In the near future, an immense hollowed-out asteroid has appeared in the solar system, slotting neatly into Earth orbit. The Stone, as it's called by the American explorers, has six habitable chambers in a classic O'Neill configuration, and two alarming mysteries. First, the seventh chamber is larger than the length the asteroid, stretching down an artificial linear singularity to unimaginable distances. Second, the Stone's derelict cities contain libraries with books published centuries ahead, and those histories say that in a few weeks, NATO and the USSR will start a nuclear war that kills billions. Can the explorers of the Stone figure out its mysteries in time to change history?

Bear's answer is a resounding "No". The bombs go off, billions die, and our heroes are unable to change fate. There's a great deal of realism as seen through the eyes of our primary heroes, mathematician Patricia Vasquez, the engineer and manager Lanier, and Soviet soldier Mirsky.
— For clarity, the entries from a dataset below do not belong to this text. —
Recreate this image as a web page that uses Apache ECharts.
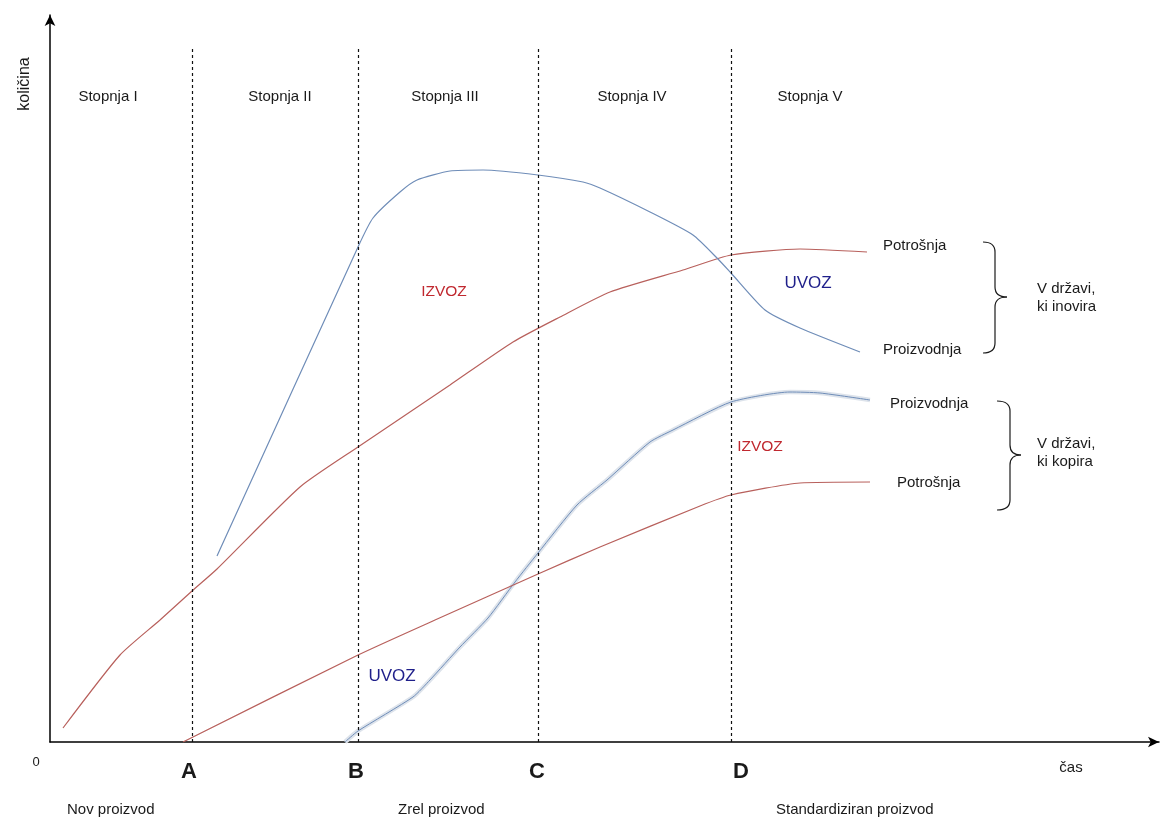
<!DOCTYPE html>
<html>
<head>
<meta charset="utf-8">
<style>
  html, body { margin: 0; padding: 0; background: #fff; }
  #chart { width: 1162px; height: 818px; }
</style>
<script src="https://cdn.jsdelivr.net/npm/echarts@6/dist/echarts.min.js"></script>
</head>
<body>
<div id="chart"></div>
<script>
// x = čas, y = količina (arbitrary units)
const innovConsumption = [[13,14],[70,87],[110,122],[142,151],[167,173],[250,255],[308,295],[400,357],[463,400],[510,425],[560,450],[633,472],[681,487],[750,493],[817,490]]
const innovProduction = [[167,186],[308,495],[323,524],[350,550],[367,562],[400,571],[433,572],[488,567],[533,560],[550,554],[600,530],[643,507],[667,484],[681,469],[715,432],[750,414],[810,390]]
const copyProduction = [[295,0],[308,11],[363,45],[380,62],[410,95],[438,124],[465,160],[488,189],[527,237],[557,262],[600,300],[623,312],[681,340],[740,350],[770,349],[820,342]]
const copyConsumption = [[133,0],[308,87],[385,122],[488,168],[550,195],[650,236],[681,247],[750,259],[820,260]]

const stageBounds = [142, 308, 488, 681]
const stageNames = ['A', 'B', 'C', 'D']
const stageTop = 695

const FONT = '"Liberation Sans", Arial, sans-serif'
const RED = '#b8605c'
const BLUE = '#6f8db8'

const chart = echarts.init(document.getElementById('chart'))

function txt(text, x, y, opts) {
    opts = opts || {}
    return {
        type: 'text',
        x: x, y: y,
        rotation: opts.rotation || 0,
        style: {
            text: text,
            fill: opts.color || '#1a1a1a',
            fontSize: opts.size || 15,
            fontFamily: FONT,
            fontWeight: opts.weight || 'normal',
            textAlign: opts.align || 'center',
            textVerticalAlign: 'middle',
            lineHeight: opts.lh || 18
        }
    }
}

// right curly brace built from lines and quadratic curves
function brace(x0, s, t, y0, m, y1) {
    const r = 10
    const st = { stroke: '#1a1a1a', fill: 'none', lineWidth: 1.2 }
    return [
        { type: 'bezierCurve', shape: { x1: x0, y1: y0, cpx1: s, cpy1: y0, x2: s, y2: y0 + r }, style: st },
        { type: 'line', shape: { x1: s, y1: y0 + r, x2: s, y2: m - r }, style: st },
        { type: 'bezierCurve', shape: { x1: s, y1: m - r, cpx1: s, cpy1: m, x2: t, y2: m }, style: st },
        { type: 'bezierCurve', shape: { x1: t, y1: m, cpx1: s, cpy1: m, x2: s, y2: m + r }, style: st },
        { type: 'line', shape: { x1: s, y1: m + r, x2: s, y2: y1 - r }, style: st },
        { type: 'bezierCurve', shape: { x1: s, y1: y1 - r, cpx1: s, cpy1: y1, x2: x0, y2: y1 }, style: st }
    ]
}

const stageLabelX = [108, 280, 445, 632, 810]
const stageLabels = ['Stopnja I', 'Stopnja II', 'Stopnja III', 'Stopnja IV', 'Stopnja V']
const letterX = [189, 356, 537, 741]

const graphics = [
    txt('količina', 25, 84, { rotation: Math.PI / 2, size: 16 }),
    txt('0', 36, 762, { size: 13 }),
    txt('čas', 1071, 768, { size: 15 }),
    txt('Nov proizvod', 67, 810, { align: 'left' }),
    txt('Zrel proizvod', 398, 810, { align: 'left' }),
    txt('Standardiziran proizvod', 776, 810, { align: 'left' }),
    txt('IZVOZ', 444, 292, { color: '#c0282f', size: 15.5 }),
    txt('UVOZ', 808, 283, { color: '#1f1f8a', size: 17 }),
    txt('UVOZ', 392, 676, { color: '#1f1f8a', size: 17 }),
    txt('IZVOZ', 760, 447, { color: '#c0282f', size: 15.5 }),
    txt('Potrošnja', 883, 246, { align: 'left' }),
    txt('Proizvodnja', 883, 350, { align: 'left' }),
    txt('Proizvodnja', 890, 404, { align: 'left' }),
    txt('Potrošnja', 897, 483, { align: 'left' }),
    txt('V državi,\nki inovira', 1037, 298, { align: 'left' }),
    txt('V državi,\nki kopira', 1037, 453, { align: 'left' })
].concat(brace(983, 995, 1007, 242, 297, 353), brace(997, 1010, 1021, 401, 455, 510))
stageLabels.forEach((s, i) => graphics.push(txt(s, stageLabelX[i], 97)))
stageNames.forEach((s, i) => graphics.push(txt(s, letterX[i], 772, { size: 22, weight: 'bold' })))

const lineSeries = (data, color, width, z) => ({
    type: 'line',
    data: data,
    smooth: 0.2,
    symbol: 'none',
    z: z || 2,
    lineStyle: { color: color, width: width }
})

chart.setOption({
    animation: false,
    grid: { left: 50, top: 15, right: 3, bottom: 76 },
    xAxis: {
        type: 'value', min: 0, max: 1109,
        axisLine: { show: true, onZero: false, symbol: ['none', 'arrow'], symbolSize: [8, 11], lineStyle: { color: '#000', width: 1.5 } },
        axisTick: { show: false }, axisLabel: { show: false }, splitLine: { show: false }
    },
    yAxis: {
        type: 'value', min: 0, max: 727,
        axisLine: { show: true, onZero: false, symbol: ['none', 'arrow'], symbolSize: [8, 11], lineStyle: { color: '#000', width: 1.5 } },
        axisTick: { show: false }, axisLabel: { show: false }, splitLine: { show: false }
    },
    series: [
        lineSeries(innovConsumption, RED, 1.2),
        lineSeries(innovProduction, BLUE, 1.2),
        lineSeries(copyProduction, '#dde3eb', 4.5, 1),
        lineSeries(copyProduction, BLUE, 1),
        lineSeries(copyConsumption, RED, 1.2),
        {
            type: 'line',
            data: [],
            markLine: {
                silent: true,
                symbol: 'none',
                label: { show: false },
                lineStyle: { color: '#111', type: [3, 3], width: 1.2 },
                data: stageBounds.map(x => [{ coord: [x, 0] }, { coord: [x, stageTop] }])
            }
        }
    ],
    graphic: graphics
})
</script>
</body>
</html>
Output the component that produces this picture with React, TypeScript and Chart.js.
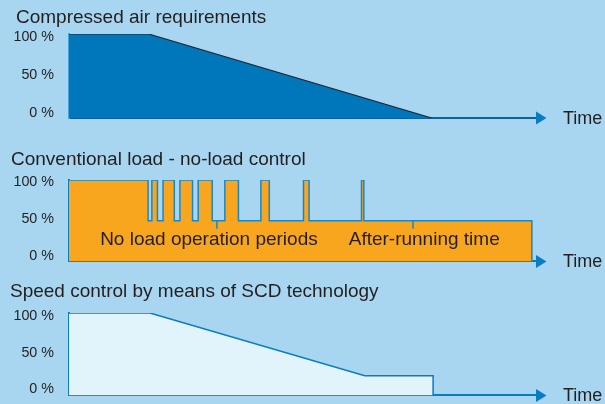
import React, { useEffect, useRef } from "react";
import { Chart, registerables } from "chart.js";

Chart.register(...registerables);

// ---- data (time in arbitrary units 0..100, load in %) ----
const yTicks = [0, 50, 100];

const airTimes = [0, 17, 77.5];
const airLoad = [100, 100, 0];

const convTimes = [0, 16.9, 17.7, 18.9, 20.1, 22.5, 23.7, 26.4, 27.6, 30.6, 33.3, 36.2, 41.0, 42.8, 50.1, 51.3, 62.5, 63.0, 98.9];
const convLoad = [100, 50, 100, 50, 100, 50, 100, 50, 100, 50, 100, 50, 100, 50, 100, 50, 100, 50, 0];
const convMarkTimes = [31.6, 73.5];
const convMarkLoad = [45, 45];
const convLabels = ["No load operation periods", "After-running time"];
const convLabelTimes = [29.9, 75.9];
const convLabelLoad = [27, 27];

const scdTimes = [0, 17.3, 63.2, 77.8, 77.8];
const scdLoad = [100, 100, 24, 24, 0];

const titles = [
  "Compressed air requirements",
  "Conventional load - no-load control",
  "Speed control by means of SCD technology",
];
const axisLabel = "Time";

const FONT = '"Liberation Sans", Arial, Helvetica, sans-serif';
const TEXT = "#231f20";
const BG = "#a8d5f0";

function pts(xs: number[], ys: number[]) {
  return xs.map((x, i) => ({ x, y: ys[i] }));
}

type PanelCfg = {
  title: string;
  titleX: number;
  titleY: number;
  padTop: number;
  padBottom: number;
  labelMin: number;
  labelMax: number;
  datasets: any[];
  xBorder: string;
  yBorder: string;
  arrow: string;
  labels?: { text: string; x: number; y: number }[];
};

function Panel({ cfg, top, height }: { cfg: PanelCfg; top: number; height: number }) {
  const ref = useRef<HTMLCanvasElement>(null);
  useEffect(() => {
    const plugin = {
      id: "decor",
      afterDraw(chart: any) {
        const ctx = chart.ctx;
        const area = chart.chartArea;
        ctx.save();
        // title
        ctx.fillStyle = TEXT;
        ctx.font = `19px ${FONT}`;
        ctx.textBaseline = "middle";
        ctx.textAlign = "left";
        ctx.fillText(cfg.title, cfg.titleX, cfg.titleY);
        // arrow
        const yb = area.bottom;
        ctx.fillStyle = cfg.arrow;
        ctx.beginPath();
        ctx.moveTo(area.right - 1, yb - 6.5);
        ctx.lineTo(area.right + 9.5, yb);
        ctx.lineTo(area.right - 1, yb + 6.5);
        ctx.closePath();
        ctx.fill();
        // Time
        ctx.fillStyle = TEXT;
        ctx.font = `18px ${FONT}`;
        ctx.fillText(axisLabel, area.right + 26, yb + 1);
        // in-chart labels
        if (cfg.labels) {
          const xs = chart.scales.x;
          const ys = chart.scales.y;
          ctx.textAlign = "center";
          ctx.font = `19px ${FONT}`;
          for (const l of cfg.labels) {
            ctx.fillText(l.text, xs.getPixelForValue(l.x), ys.getPixelForValue(l.y));
          }
        }
        ctx.restore();
      },
    };
    const chart = new Chart(ref.current as HTMLCanvasElement, {
      type: "line",
      data: { datasets: cfg.datasets },
      options: {
        animation: false,
        responsive: true,
        maintainAspectRatio: false,
        layout: { padding: { left: 0, right: 68, top: cfg.padTop, bottom: cfg.padBottom } },
        plugins: { legend: { display: false }, tooltip: { enabled: false }, title: { display: false } },
        scales: {
          x: {
            type: "linear",
            min: 0,
            max: 100,
            z: 1,
            ticks: { display: false },
            grid: { display: false, drawTicks: false },
            border: { display: true, color: cfg.xBorder, width: 2 },
            afterFit: (s: any) => { s.height = 0; },
          },
          y: {
            min: 0,
            max: 100,
            z: 1,
            position: "left",
            ticks: { display: false, padding: 0 },
            grid: { display: false, drawTicks: false },
            border: { display: true, color: cfg.yBorder, width: 2 },
            afterFit: (s: any) => { s.width = 0; },
          },
          yLabels: {
            min: cfg.labelMin,
            max: cfg.labelMax,
            position: "left",
            afterBuildTicks: (s: any) => { s.ticks = yTicks.map((v) => ({ value: v })); },
            ticks: {
              callback: (v: any) => `${v} %`,
              color: TEXT,
              font: { family: FONT, size: 14.3 },
              padding: 0,
            },
            grid: {
              display: true,
              drawOnChartArea: false,
              drawTicks: true,
              tickLength: 15,
              color: "rgba(0,0,0,0)",
            },
            border: { display: false },
            afterFit: (s: any) => { s.width = 69; },
          },
        },
      },
      plugins: [plugin],
    } as any);
    return () => chart.destroy();
  }, []);
  return (
    <div style={{ position: "absolute", left: 0, top, width: 605, height }}>
      <canvas ref={ref} />
    </div>
  );
}

export default function App() {
  const p1: PanelCfg = {
    title: titles[0],
    titleX: 16,
    titleY: 18,
    padTop: 34,
    padBottom: 16,
    labelMin: -6.6,
    labelMax: 104.7,
    xBorder: "#0b64a2",
    yBorder: "#4aa3dc",
    arrow: "#0a7cc4",
    datasets: [
      {
        data: pts(airTimes, airLoad),
        borderColor: "#1d2733",
        borderWidth: 1.2,
        backgroundColor: "#0077bb",
        fill: "origin",
        pointRadius: 0,
        tension: 0,
      },
    ],
  };
  const p2: PanelCfg = {
    title: titles[1],
    titleX: 11,
    titleY: 26,
    padTop: 46,
    padBottom: 7,
    labelMin: -7.7,
    labelMax: 102.3,
    xBorder: "#0a7cc4",
    yBorder: "#0a7cc4",
    arrow: "#0a7cc4",
    labels: convLabels.map((t, i) => ({ text: t, x: convLabelTimes[i], y: convLabelLoad[i] })),
    datasets: [
      {
        type: "scatter",
        data: pts(convMarkTimes, convMarkLoad),
        pointStyle: "line",
        rotation: 90,
        radius: 4,
        borderColor: "#1a86c8",
        borderWidth: 1.5,
        showLine: false,
      },
      {
        data: pts(convTimes, convLoad),
        stepped: "before",
        borderColor: "#1a86c8",
        borderWidth: 1.5,
        backgroundColor: "#f7a61e",
        fill: "origin",
        pointRadius: 0,
      },
    ],
  };
  const p3: PanelCfg = {
    title: titles[2],
    titleX: 10,
    titleY: 22,
    padTop: 43,
    padBottom: 7,
    labelMin: -8.5,
    labelMax: 104.5,
    xBorder: "#0a7cc4",
    yBorder: "#0a7cc4",
    arrow: "#0a7cc4",
    datasets: [
      {
        data: pts(scdTimes, scdLoad),
        borderColor: "#0a7cc4",
        borderWidth: 1.5,
        backgroundColor: "#e1f3fb",
        fill: "origin",
        pointRadius: 0,
        tension: 0,
      },
    ],
  };
  return (
    <div style={{ position: "fixed", left: 0, top: 0, width: 605, height: 404, background: BG, overflow: "hidden" }}>
      <Panel cfg={p1} top={0} height={134} />
      <Panel cfg={p2} top={134} height={136} />
      <Panel cfg={p3} top={270} height={134} />
    </div>
  );
}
But as the bombs fall, Deus descends from his machina: The post-human inhabitants of the Stone have moved millions of kilometers down the seventh chamber to Axis city, where they are divided into political camps matching a philosophical split going back to the millennial past (in their timeline) nuclear war, and a present plan to end their own war with the alien Jarts through turning their city into a super-weapon.

There's a lot of cool stuff, and some great retro Cold War paranoia. But I'm not sure the big ideas about the nature of the infinite tubular universe really click. And while I'm not yet in the camp of "Greg Bear can't write women", which some people reviewing Legacy said, the few sex scenes felt obligatory and weirdly fetishistic.